*Your objective:* Bring together all lines of the material below that contain the string "Output".

*Dataset:*
····················

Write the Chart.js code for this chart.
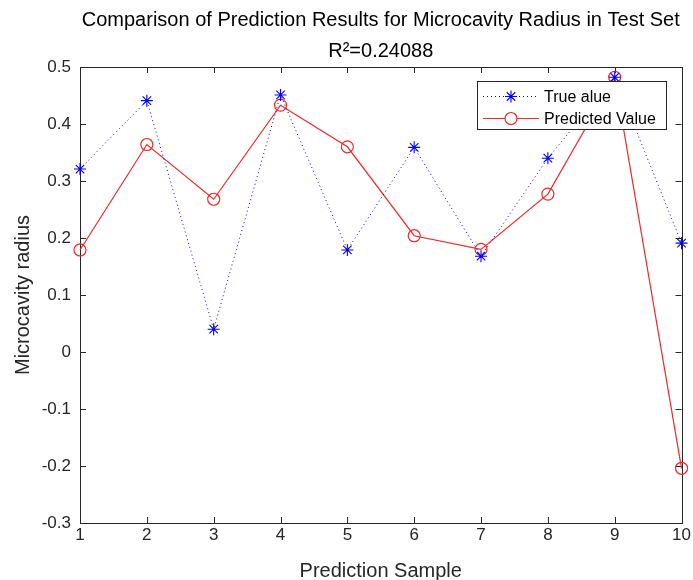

····················

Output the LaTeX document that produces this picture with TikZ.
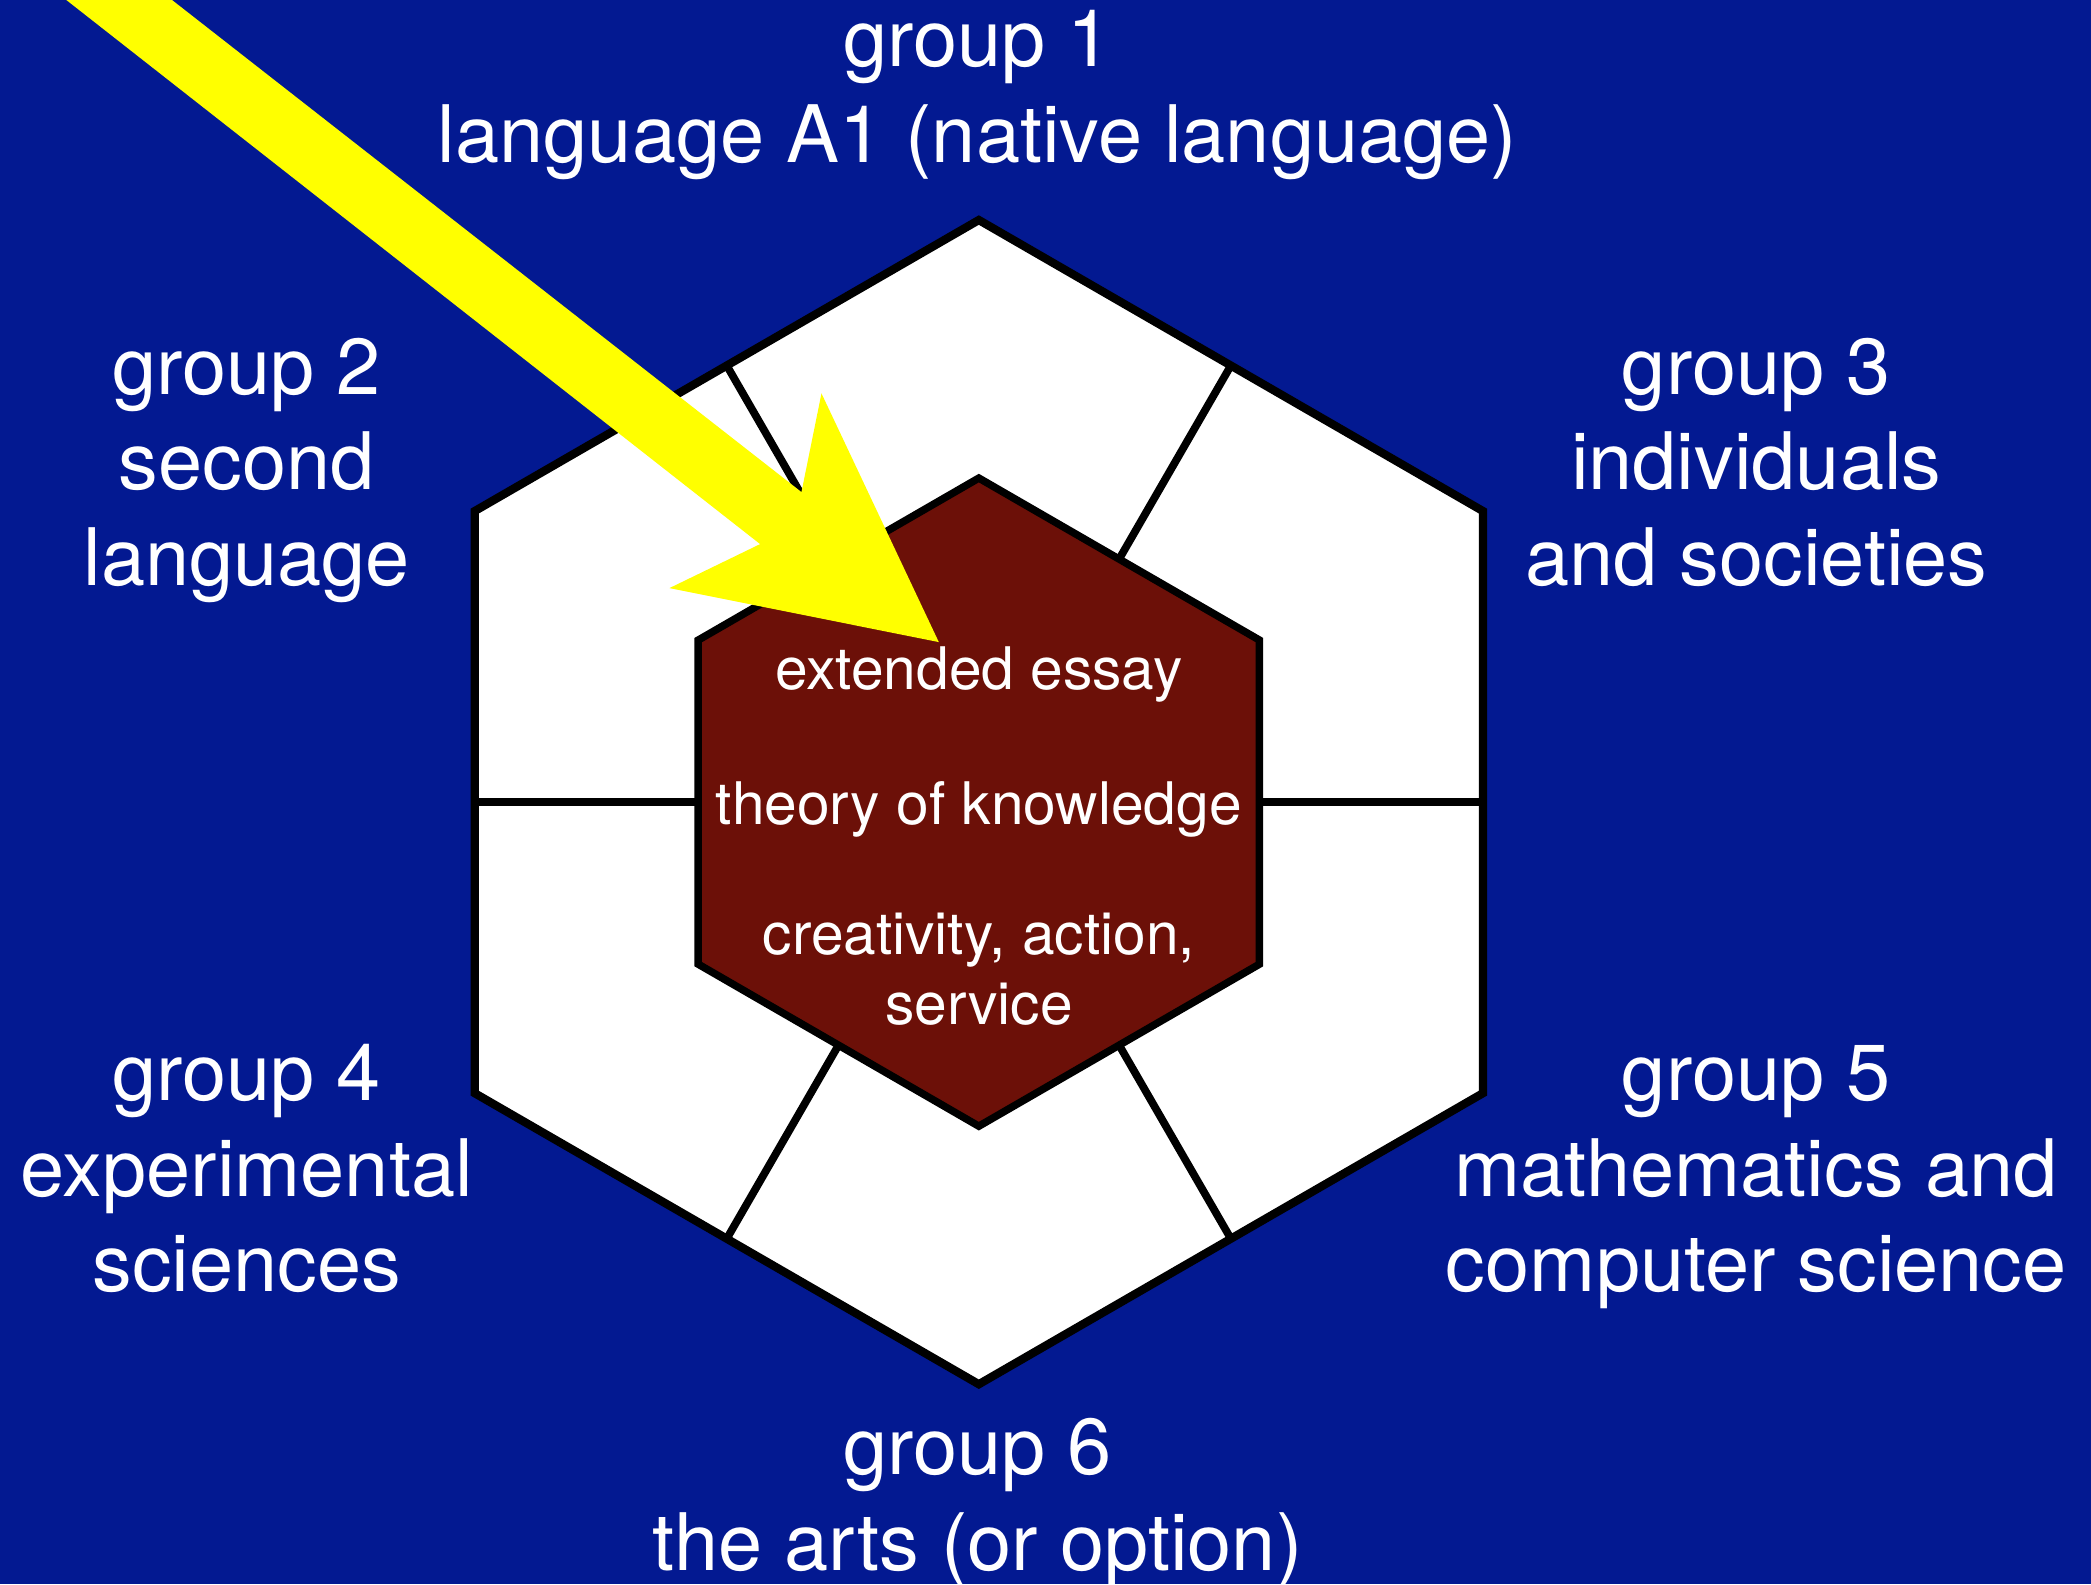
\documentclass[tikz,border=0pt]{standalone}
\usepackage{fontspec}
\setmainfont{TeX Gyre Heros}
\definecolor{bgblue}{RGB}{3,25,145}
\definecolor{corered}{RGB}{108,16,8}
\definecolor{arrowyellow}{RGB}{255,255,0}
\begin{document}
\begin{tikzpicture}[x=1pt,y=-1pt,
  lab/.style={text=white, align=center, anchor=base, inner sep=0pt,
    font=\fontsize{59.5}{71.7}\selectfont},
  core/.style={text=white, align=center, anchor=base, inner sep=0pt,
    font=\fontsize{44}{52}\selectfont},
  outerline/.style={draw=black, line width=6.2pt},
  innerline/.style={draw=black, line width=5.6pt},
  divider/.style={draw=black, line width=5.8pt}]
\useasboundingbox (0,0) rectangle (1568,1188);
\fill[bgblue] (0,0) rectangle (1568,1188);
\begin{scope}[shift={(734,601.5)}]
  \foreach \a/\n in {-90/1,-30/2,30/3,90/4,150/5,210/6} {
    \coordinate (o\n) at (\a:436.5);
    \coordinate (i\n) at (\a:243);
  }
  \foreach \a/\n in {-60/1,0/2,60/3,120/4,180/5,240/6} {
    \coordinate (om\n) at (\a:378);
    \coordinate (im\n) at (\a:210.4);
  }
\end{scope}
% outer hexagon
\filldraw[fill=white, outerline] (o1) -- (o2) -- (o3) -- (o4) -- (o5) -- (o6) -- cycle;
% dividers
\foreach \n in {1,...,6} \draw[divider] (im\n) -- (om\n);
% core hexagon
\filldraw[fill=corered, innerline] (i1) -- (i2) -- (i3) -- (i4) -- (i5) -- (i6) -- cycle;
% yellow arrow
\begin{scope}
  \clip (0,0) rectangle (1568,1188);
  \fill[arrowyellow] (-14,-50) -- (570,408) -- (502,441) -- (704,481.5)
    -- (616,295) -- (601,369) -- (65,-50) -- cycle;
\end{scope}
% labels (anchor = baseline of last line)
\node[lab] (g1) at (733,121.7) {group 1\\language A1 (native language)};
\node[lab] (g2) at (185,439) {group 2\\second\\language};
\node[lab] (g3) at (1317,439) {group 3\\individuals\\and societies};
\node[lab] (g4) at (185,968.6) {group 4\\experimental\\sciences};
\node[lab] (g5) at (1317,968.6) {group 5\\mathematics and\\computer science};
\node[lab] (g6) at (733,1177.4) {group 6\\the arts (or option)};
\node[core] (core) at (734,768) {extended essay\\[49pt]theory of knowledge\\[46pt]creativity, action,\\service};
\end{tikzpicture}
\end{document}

····················

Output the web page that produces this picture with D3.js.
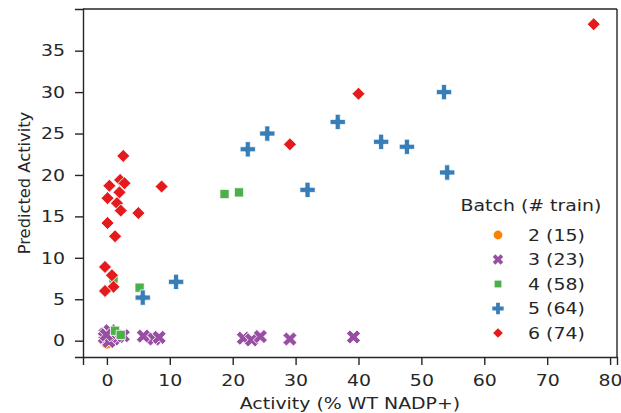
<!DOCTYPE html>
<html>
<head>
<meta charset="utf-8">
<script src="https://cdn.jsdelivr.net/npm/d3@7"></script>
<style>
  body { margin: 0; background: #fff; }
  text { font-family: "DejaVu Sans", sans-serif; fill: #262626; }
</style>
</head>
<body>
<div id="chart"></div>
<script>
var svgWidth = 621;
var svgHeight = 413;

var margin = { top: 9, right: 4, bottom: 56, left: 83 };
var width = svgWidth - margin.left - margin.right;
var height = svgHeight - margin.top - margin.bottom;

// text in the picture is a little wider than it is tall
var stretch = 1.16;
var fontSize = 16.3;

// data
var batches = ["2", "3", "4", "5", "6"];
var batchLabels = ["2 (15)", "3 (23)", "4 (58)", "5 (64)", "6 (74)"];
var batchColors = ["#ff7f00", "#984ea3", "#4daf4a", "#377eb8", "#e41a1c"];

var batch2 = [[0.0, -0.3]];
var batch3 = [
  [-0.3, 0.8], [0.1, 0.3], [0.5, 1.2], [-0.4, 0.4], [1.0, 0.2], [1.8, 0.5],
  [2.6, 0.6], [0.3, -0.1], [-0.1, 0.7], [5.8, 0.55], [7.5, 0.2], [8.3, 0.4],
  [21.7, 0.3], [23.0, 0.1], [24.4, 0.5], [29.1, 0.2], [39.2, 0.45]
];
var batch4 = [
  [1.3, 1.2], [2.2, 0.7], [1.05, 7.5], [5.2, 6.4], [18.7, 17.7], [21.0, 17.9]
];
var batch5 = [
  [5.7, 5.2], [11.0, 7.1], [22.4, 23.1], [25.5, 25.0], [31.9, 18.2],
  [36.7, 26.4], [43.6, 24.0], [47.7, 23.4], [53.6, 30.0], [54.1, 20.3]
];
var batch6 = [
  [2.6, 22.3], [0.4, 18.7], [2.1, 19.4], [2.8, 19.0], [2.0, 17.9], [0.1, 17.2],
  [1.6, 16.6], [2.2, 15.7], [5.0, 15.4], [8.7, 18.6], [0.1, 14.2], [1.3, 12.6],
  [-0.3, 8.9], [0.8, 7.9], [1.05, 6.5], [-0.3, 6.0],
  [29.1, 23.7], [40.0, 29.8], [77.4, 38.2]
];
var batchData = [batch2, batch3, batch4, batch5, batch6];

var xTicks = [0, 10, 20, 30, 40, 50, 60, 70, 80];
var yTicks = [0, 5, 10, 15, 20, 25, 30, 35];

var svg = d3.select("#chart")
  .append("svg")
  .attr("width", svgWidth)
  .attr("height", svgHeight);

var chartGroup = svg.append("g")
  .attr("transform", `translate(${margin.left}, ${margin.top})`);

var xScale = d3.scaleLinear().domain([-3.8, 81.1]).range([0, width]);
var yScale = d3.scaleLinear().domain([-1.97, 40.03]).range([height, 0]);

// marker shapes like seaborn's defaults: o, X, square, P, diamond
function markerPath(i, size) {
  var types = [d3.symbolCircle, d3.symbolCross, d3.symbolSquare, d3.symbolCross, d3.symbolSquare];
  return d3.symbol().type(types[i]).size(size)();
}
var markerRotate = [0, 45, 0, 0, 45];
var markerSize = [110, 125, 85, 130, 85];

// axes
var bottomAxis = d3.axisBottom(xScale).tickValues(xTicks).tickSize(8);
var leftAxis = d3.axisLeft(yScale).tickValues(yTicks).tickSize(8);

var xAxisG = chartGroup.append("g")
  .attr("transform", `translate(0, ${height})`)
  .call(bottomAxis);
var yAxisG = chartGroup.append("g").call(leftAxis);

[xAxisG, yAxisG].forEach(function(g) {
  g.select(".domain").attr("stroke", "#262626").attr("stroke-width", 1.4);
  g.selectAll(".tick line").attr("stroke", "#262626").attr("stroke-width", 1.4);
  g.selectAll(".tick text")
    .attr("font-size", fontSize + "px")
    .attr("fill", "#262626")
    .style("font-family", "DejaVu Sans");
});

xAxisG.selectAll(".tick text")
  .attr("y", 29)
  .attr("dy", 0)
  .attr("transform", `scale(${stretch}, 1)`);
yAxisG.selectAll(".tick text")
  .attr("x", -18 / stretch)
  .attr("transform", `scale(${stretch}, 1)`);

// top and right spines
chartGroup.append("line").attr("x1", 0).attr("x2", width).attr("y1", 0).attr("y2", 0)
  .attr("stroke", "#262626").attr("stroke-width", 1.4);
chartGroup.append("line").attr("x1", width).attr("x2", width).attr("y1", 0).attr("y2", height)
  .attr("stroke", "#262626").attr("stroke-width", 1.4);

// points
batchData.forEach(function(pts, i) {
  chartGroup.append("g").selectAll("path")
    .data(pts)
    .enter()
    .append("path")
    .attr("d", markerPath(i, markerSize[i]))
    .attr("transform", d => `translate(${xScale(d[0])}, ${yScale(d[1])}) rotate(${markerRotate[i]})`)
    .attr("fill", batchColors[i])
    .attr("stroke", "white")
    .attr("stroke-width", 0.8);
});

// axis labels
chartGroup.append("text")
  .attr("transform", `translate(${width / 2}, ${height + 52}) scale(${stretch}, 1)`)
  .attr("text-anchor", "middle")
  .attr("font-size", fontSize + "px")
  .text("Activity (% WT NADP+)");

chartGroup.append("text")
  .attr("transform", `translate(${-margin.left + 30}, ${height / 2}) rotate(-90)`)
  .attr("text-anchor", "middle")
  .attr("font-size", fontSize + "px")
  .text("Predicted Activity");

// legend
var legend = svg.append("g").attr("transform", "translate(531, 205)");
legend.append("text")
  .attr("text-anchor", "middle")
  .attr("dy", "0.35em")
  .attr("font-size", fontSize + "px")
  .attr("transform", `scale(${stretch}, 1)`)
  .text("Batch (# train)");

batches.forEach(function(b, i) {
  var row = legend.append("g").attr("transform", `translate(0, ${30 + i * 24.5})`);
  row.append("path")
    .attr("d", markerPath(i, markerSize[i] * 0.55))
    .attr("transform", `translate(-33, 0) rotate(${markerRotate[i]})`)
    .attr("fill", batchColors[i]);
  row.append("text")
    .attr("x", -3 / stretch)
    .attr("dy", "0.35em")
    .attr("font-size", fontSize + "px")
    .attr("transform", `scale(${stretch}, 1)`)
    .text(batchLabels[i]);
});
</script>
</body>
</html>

····················

*Exercise result:*
Output the LaTeX document that produces this picture with TikZ.
Output the web page that produces this picture with D3.js.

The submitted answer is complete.